Output parameters are not supported. DescribeJobs returns status, status reason, and the container exit code only. Persist outputs to S3 / EFS / CloudWatch Logs.

Execution flow

  1. Polysync resolves the effective queue (job attribute → platform default; error if neither set), generates a unique JobName (Polysync-<guid>, ≤ 128 chars), assembles parameters / tags / depends-on / retry / array configuration, and calls SubmitJob.

  2. The RunId is the raw JobId.

  3. Status is polled via DescribeJobs(Jobs=[JobId]):

    Batch JobStatus Polysync status
    SUBMITTED / PENDING / RUNNABLE / STARTING / RUNNING Running
    SUCCEEDED Success
    FAILED + cancellation StatusReason Cancelled
    FAILED (any other reason) Failed
    (other / null) Unknown

    Cancellation is detected by inspecting StatusReason for "Cancelled", "Canceled", "Terminated", "Job terminated", or the Polysync cancel reason. The message text is the StatusReason (or Container exit code: {n} if available).
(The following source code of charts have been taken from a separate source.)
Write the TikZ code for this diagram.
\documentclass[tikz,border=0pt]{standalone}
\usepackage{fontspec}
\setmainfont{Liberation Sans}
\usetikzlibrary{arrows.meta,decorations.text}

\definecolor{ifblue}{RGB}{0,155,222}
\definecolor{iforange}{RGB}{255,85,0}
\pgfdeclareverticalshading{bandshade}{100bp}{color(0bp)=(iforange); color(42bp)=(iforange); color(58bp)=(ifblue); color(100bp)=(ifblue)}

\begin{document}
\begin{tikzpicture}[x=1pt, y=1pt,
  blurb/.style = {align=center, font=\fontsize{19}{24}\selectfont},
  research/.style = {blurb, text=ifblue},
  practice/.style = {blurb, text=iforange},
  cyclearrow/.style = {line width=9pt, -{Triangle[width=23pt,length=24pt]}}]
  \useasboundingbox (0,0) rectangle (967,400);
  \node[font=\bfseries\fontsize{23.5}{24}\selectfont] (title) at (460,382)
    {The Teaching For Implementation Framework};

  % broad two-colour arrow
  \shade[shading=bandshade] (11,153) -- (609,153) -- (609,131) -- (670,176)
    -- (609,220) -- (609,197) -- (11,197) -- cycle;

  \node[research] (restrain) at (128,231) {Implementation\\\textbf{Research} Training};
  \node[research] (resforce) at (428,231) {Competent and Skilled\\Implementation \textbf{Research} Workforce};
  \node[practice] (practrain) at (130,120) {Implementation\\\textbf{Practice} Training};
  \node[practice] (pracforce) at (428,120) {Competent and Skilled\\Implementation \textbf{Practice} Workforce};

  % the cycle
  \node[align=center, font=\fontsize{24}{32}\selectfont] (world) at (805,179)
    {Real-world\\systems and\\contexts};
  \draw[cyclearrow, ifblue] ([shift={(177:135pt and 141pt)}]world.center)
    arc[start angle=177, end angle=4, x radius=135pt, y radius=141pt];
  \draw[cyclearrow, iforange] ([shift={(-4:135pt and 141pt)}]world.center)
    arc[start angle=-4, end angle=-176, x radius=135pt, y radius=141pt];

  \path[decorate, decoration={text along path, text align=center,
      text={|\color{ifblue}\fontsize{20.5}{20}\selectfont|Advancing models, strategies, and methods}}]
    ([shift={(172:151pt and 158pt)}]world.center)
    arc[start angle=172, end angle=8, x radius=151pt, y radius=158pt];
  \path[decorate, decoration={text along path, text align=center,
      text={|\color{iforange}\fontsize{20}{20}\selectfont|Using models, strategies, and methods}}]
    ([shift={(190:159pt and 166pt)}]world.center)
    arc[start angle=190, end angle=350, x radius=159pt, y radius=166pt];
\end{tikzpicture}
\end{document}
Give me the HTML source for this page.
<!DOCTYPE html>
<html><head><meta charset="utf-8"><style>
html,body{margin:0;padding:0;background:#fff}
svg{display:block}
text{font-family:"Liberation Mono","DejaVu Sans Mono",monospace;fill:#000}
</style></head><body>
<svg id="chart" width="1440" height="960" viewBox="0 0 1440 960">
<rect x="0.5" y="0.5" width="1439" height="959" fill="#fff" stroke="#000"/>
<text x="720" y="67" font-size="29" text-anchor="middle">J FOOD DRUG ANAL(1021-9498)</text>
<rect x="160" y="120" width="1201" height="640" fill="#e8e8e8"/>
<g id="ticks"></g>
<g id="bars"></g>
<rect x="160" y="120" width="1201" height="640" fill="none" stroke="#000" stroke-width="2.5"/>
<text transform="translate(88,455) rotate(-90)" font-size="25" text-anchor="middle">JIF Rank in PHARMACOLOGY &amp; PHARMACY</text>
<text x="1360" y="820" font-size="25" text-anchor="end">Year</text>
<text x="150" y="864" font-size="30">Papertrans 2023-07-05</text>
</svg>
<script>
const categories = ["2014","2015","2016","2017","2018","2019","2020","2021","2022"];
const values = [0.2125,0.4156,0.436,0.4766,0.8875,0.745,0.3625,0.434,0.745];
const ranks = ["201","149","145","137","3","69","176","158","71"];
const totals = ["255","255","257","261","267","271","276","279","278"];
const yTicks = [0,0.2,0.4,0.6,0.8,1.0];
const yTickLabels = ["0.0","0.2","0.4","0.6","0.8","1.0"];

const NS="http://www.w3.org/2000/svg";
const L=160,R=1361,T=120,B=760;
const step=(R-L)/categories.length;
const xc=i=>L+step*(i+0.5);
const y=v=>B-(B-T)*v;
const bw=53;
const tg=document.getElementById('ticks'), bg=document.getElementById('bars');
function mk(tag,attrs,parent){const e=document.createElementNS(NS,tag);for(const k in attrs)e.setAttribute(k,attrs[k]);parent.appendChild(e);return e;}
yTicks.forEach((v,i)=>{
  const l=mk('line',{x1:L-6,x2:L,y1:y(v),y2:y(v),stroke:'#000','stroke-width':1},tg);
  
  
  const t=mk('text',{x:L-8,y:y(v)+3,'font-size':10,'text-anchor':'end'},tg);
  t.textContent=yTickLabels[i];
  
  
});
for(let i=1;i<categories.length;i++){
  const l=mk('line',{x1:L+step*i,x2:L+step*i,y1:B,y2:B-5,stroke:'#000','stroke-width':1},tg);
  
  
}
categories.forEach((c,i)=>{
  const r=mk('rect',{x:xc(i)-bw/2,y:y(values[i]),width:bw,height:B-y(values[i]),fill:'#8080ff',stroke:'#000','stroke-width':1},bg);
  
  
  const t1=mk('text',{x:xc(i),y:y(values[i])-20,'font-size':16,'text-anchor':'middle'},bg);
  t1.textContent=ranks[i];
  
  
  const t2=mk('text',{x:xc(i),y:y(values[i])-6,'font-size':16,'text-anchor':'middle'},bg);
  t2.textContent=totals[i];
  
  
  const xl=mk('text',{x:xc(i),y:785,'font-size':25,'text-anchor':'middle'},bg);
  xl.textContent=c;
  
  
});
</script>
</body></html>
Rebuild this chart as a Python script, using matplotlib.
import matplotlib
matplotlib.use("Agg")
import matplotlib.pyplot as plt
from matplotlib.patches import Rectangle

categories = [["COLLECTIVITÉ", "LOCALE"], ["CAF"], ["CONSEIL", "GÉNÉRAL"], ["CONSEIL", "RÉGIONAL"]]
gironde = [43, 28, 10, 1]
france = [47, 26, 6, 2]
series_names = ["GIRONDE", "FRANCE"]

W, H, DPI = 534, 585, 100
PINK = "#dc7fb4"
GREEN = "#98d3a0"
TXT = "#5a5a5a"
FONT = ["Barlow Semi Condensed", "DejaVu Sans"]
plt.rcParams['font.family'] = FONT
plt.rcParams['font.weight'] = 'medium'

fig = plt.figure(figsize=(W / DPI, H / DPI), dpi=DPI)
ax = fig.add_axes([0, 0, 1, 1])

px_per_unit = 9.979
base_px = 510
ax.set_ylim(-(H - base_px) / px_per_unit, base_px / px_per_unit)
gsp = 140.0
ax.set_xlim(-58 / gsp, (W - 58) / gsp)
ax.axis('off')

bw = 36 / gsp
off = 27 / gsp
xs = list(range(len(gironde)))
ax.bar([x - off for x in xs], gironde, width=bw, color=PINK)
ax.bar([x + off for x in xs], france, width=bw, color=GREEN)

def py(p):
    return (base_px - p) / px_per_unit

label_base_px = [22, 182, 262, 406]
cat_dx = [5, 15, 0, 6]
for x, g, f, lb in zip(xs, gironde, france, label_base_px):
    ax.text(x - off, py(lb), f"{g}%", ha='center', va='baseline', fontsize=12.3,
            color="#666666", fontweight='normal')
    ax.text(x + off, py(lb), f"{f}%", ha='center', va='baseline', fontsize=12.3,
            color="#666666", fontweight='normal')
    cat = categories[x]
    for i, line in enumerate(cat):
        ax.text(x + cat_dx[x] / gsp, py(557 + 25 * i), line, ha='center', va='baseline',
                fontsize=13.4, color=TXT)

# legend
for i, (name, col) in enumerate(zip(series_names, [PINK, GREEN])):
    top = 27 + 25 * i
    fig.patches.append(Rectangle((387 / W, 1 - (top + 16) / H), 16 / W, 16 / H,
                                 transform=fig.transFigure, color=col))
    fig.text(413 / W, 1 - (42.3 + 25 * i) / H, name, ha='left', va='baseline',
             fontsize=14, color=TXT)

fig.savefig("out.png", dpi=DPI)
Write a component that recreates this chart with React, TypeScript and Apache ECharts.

  4. Cancel is supported via TerminateJob(JobId, Reason="Cancelled by Polysync") — works on both queued (SUBMITTED / PENDING / RUNNABLE) and running (STARTING / RUNNING) jobs.

Monitor URL

https://{region}.console.aws.amazon.com/batch/home?region={region}
  #jobs/detail/{jobId}

Fair-share scheduling

When the target queue uses a fair-share policy, populate Aws Batch Share Identifier (required by the queue) and optionally Aws Batch Scheduling Priority Override. For non- fair-share queues, leave both blank.

Array jobs

Set Aws Batch Array Size (2–10000) to submit an array job. AWS Batch tracks the array as a single parent job — Polysync's run status reflects the parent's aggregate state; per-child status is not yet exposed.

Best practices

  • Pin a revision on the External Id (<name>:<revision> or full ARN) when running production workloads that need reproducibility.
  • Use Aws Batch Attempt Duration Seconds for runaway-job protection; Aws Batch Retry Attempts for transient-failure retries.
  • For job DAGs spanning multiple Batch jobs, use Polysync Task dependencies rather than Aws Batch Depends On — Polysync only surfaces Batch job IDs after submit, so cross-Batch chains are awkward to wire through the attribute.

Troubleshooting

  • ClientException: Queue does not exist — the queue name on the job attribute / platform default doesn't exist in this region.
  • ClientException: Job definition X does not exist — confirm the name and that at least one revision has Status=ACTIVE.
  • Jobs stuck in RUNNABLE — the compute environment can't satisfy resource requirements. Check vCPU quotas (EC2 / Fargate) and the environment's instance types.
  • Immediate FAILED with Essential container in task exited — the container failed at startup. CloudWatch Logs stream is linked from the job detail page; common causes are missing Ref::X substitutions, missing IAM permissions, or a bad container image.